Written exercise ::
Retype only what runs from the beginning of the data through the line with "const toPoints = (xs, ys)"; please omit the pictures and keep every line exact.
--- START ---
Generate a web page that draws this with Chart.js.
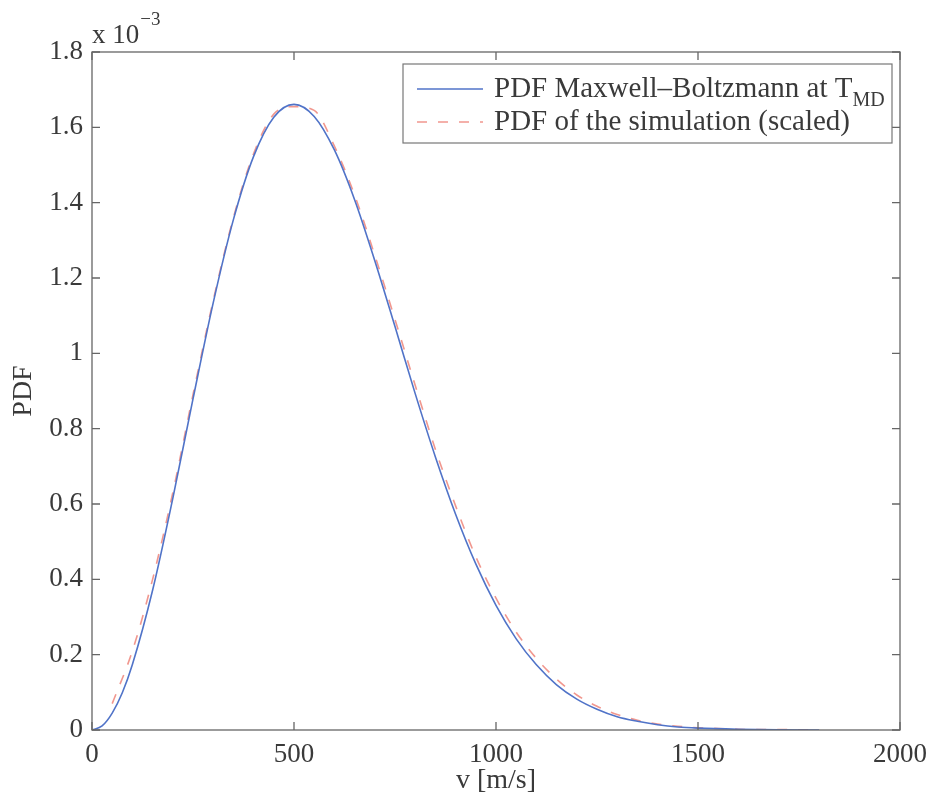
<!DOCTYPE html>
<html>
<head>
<meta charset="utf-8">
<script src="https://cdn.jsdelivr.net/npm/chart.js@4/dist/chart.umd.min.js"></script>
<style>
  html, body { margin: 0; padding: 0; background: #fff; }
  #wrap { width: 936px; height: 797px; }
</style>
</head>
<body>
<div id="wrap"><canvas id="myChart" width="936" height="797"></canvas></div>
<script>
// speed v [m/s] and PDF values in units of 1e-3
const speedMB = [0, 25, 50, 75, 100, 150, 200, 250, 300, 350, 400, 450, 500, 550, 600, 650, 700, 750, 800, 850, 900, 950,
  1000, 1050, 1100, 1150, 1200, 1250, 1300, 1350, 1400, 1450, 1500, 1600, 1700, 1800];
const pdfMB = [0, 0.011, 0.045, 0.099, 0.174, 0.371, 0.615, 0.879, 1.134, 1.355, 1.523, 1.627, 1.661, 1.629, 1.540, 1.408, 1.246, 1.071, 0.893, 0.725, 0.573, 0.441,
  0.331, 0.242, 0.173, 0.120, 0.082, 0.055, 0.035, 0.023, 0.014, 0.008, 0.005, 0.002, 0.0005, 0.0001];

const speedSim = [50, 100, 150, 200, 250, 300, 350, 400, 450, 500, 550, 600, 650, 700, 750, 800, 850, 900, 950,
  1000, 1050, 1100, 1150, 1200, 1250, 1300, 1350, 1400, 1450, 1500, 1550, 1600, 1650, 1700, 1750, 1800];
const pdfSim = [0.07, 0.21, 0.40, 0.63, 0.89, 1.14, 1.36, 1.53, 1.635, 1.655, 1.645, 1.55, 1.42, 1.26, 1.09, 0.915, 0.745, 0.595, 0.46,
  0.35, 0.26, 0.19, 0.135, 0.093, 0.063, 0.041, 0.026, 0.016, 0.010, 0.006, 0.004, 0.002, 0.001, 0.001, 0.0005, 0.0];

const xTicks = [0, 500, 1000, 1500, 2000];
const yTicks = [0, 0.2, 0.4, 0.6, 0.8, 1, 1.2, 1.4, 1.6, 1.8];

const labelMB = "PDF Maxwell\u2013Boltzmann at T";
const labelSim = "PDF of the simulation (scaled)";

const textColor = "#3a3a3a";
const axisColor = "#666666";
const serif = "'Liberation Serif', 'Times New Roman', Times, Tinos, 'Nimbus Roman', 'DejaVu Serif', 'Noto Serif', FreeSerif, serif";

const toPoints = (xs, ys) => xs.map((x, i) => ({ x: x, y: ys[i] }));

// frame with inward ticks on all four sides, exponent label, legend box
const framePlugin = {
  id: "frame",
  afterDraw(chart) {
    const { ctx, chartArea: a, scales } = chart;
    const tl = 8;
    ctx.save();
    ctx.strokeStyle = axisColor;
    ctx.lineWidth = 1.3;
    ctx.strokeRect(a.left, a.top, a.right - a.left, a.bottom - a.top);
    ctx.beginPath();
    xTicks.forEach(t => {
      const px = scales.x.getPixelForValue(t);
      ctx.moveTo(px, a.bottom); ctx.lineTo(px, a.bottom - tl);
      ctx.moveTo(px, a.top); ctx.lineTo(px, a.top + tl);
    });
    yTicks.forEach(t => {
      const py = scales.y.getPixelForValue(t);
      ctx.moveTo(a.left, py); ctx.lineTo(a.left + tl, py);
      ctx.moveTo(a.right, py); ctx.lineTo(a.right - tl, py);
    });
    ctx.stroke();

    // x 10^-3
    ctx.fillStyle = textColor;
    ctx.textBaseline = "alphabetic";
    ctx.textAlign = "left";
    ctx.font = "27px " + serif;
    ctx.fillText("x 10", a.left, a.top - 9);
    const w = ctx.measureText("x 10").width;
    ctx.font = "19px " + serif;
    ctx.fillText("\u22123", a.left + w + 1, a.top - 27);

    // legend
    const bx = 403, by = 64, bw = 489, bh = 79;
    ctx.fillStyle = "#fff";
    ctx.fillRect(bx, by, bw, bh);
    ctx.strokeStyle = "#777";
    ctx.lineWidth = 1.2;
    ctx.strokeRect(bx, by, bw, bh);
    const rows = [89, 122];
    chart.data.datasets.forEach((ds, i) => {
      const y = rows[i];
      ctx.beginPath();
      ctx.strokeStyle = ds.borderColor;
      ctx.lineWidth = ds.borderWidth;
      ctx.setLineDash(ds.borderDash || []);
      ctx.moveTo(417, y); ctx.lineTo(483, y);
      ctx.stroke();
      ctx.setLineDash([]);
      ctx.fillStyle = textColor;
      ctx.font = "29px " + serif;
      ctx.textBaseline = "middle";
      ctx.fillText(ds.label, 494, y);
      if (i === 0) {
        const tw = ctx.measureText(ds.label).width;
        ctx.font = "20px " + serif;
        ctx.fillText("MD", 494 + tw, y + 12);
      }
    });
    ctx.restore();
  }
};

const data = {
  datasets: [
    {
      label: labelMB,
      data: toPoints(speedMB, pdfMB),
      borderColor: "rgba(80, 115, 200, 1)",
      borderWidth: 1.6,
      pointRadius: 0,
      cubicInterpolationMode: "monotone",
      fill: false,
    },
    {
      label: labelSim,
      data: toPoints(speedSim, pdfSim),
      borderColor: "rgba(240, 140, 130, 0.9)",
      borderWidth: 1.6,
      borderDash: [10, 11],
      pointRadius: 0,
      cubicInterpolationMode: "monotone",
      fill: false,
    },
  ],
};

const config = {
  type: "line",
  data: data,
  plugins: [framePlugin],
  options: {
    responsive: false,
    animation: false,
    layout: { padding: { top: 52, right: 32, left: 0, bottom: 0 } },
    plugins: {
      legend: { display: false },
      tooltip: { enabled: false },
    },
    scales: {
      x: {
        type: "linear",
        min: 0,
        max: 2000,
        afterBuildTicks: s => { s.ticks = xTicks.map(v => ({ value: v })); },
        afterFit: s => { s.height = 67; },
        grid: { display: false, drawTicks: false },
        border: { display: false },
        ticks: {
          padding: 9,
          color: textColor,
          font: { family: serif, size: 27 },
          maxRotation: 0,
          callback: v => String(v),
        },
        title: {
          display: true,
          text: "v [m/s]",
          color: textColor,
          font: { family: serif, size: 28, lineHeight: 1.2 },
          padding: { top: 0, bottom: 0 },
        },
      },
      y: {
        min: 0,
        max: 1.8,
        afterBuildTicks: s => { s.ticks = yTicks.map(v => ({ value: v })); },
        afterFit: s => { s.width = 92; },
        grid: { display: false, drawTicks: false },
        border: { display: false },
        ticks: {
          padding: 9,
          color: textColor,
          font: { family: serif, size: 27 },
          callback: v => String(Number(v.toFixed(1))),
        },
        title: {
          display: true,
          text: "PDF",
          color: textColor,
          font: { family: serif, size: 28, lineHeight: 1.2 },
          padding: { top: 7, bottom: 0 },
        },
      },
    },
  },
};

const myChart = new Chart(document.getElementById("myChart"), config);
</script>
</body>
</html>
--- END ---
Exercise output ::
Generate a web page that draws this with Chart.js.
<!DOCTYPE html>
<html>
<head>
<meta charset="utf-8">
<script src="https://cdn.jsdelivr.net/npm/chart.js@4/dist/chart.umd.min.js"></script>
<style>
  html, body { margin: 0; padding: 0; background: #fff; }
  #wrap { width: 936px; height: 797px; }
</style>
</head>
<body>
<div id="wrap"><canvas id="myChart" width="936" height="797"></canvas></div>
<script>
// speed v [m/s] and PDF values in units of 1e-3
const speedMB = [0, 25, 50, 75, 100, 150, 200, 250, 300, 350, 400, 450, 500, 550, 600, 650, 700, 750, 800, 850, 900, 950,
  1000, 1050, 1100, 1150, 1200, 1250, 1300, 1350, 1400, 1450, 1500, 1600, 1700, 1800];
const pdfMB = [0, 0.011, 0.045, 0.099, 0.174, 0.371, 0.615, 0.879, 1.134, 1.355, 1.523, 1.627, 1.661, 1.629, 1.540, 1.408, 1.246, 1.071, 0.893, 0.725, 0.573, 0.441,
  0.331, 0.242, 0.173, 0.120, 0.082, 0.055, 0.035, 0.023, 0.014, 0.008, 0.005, 0.002, 0.0005, 0.0001];

const speedSim = [50, 100, 150, 200, 250, 300, 350, 400, 450, 500, 550, 600, 650, 700, 750, 800, 850, 900, 950,
  1000, 1050, 1100, 1150, 1200, 1250, 1300, 1350, 1400, 1450, 1500, 1550, 1600, 1650, 1700, 1750, 1800];
const pdfSim = [0.07, 0.21, 0.40, 0.63, 0.89, 1.14, 1.36, 1.53, 1.635, 1.655, 1.645, 1.55, 1.42, 1.26, 1.09, 0.915, 0.745, 0.595, 0.46,
  0.35, 0.26, 0.19, 0.135, 0.093, 0.063, 0.041, 0.026, 0.016, 0.010, 0.006, 0.004, 0.002, 0.001, 0.001, 0.0005, 0.0];

const xTicks = [0, 500, 1000, 1500, 2000];
const yTicks = [0, 0.2, 0.4, 0.6, 0.8, 1, 1.2, 1.4, 1.6, 1.8];

const labelMB = "PDF Maxwell\u2013Boltzmann at T";
const labelSim = "PDF of the simulation (scaled)";

const textColor = "#3a3a3a";
const axisColor = "#666666";
const serif = "'Liberation Serif', 'Times New Roman', Times, Tinos, 'Nimbus Roman', 'DejaVu Serif', 'Noto Serif', FreeSerif, serif";

const toPoints = (xs, ys) => xs.map((x, i) => ({ x: x, y: ys[i] }));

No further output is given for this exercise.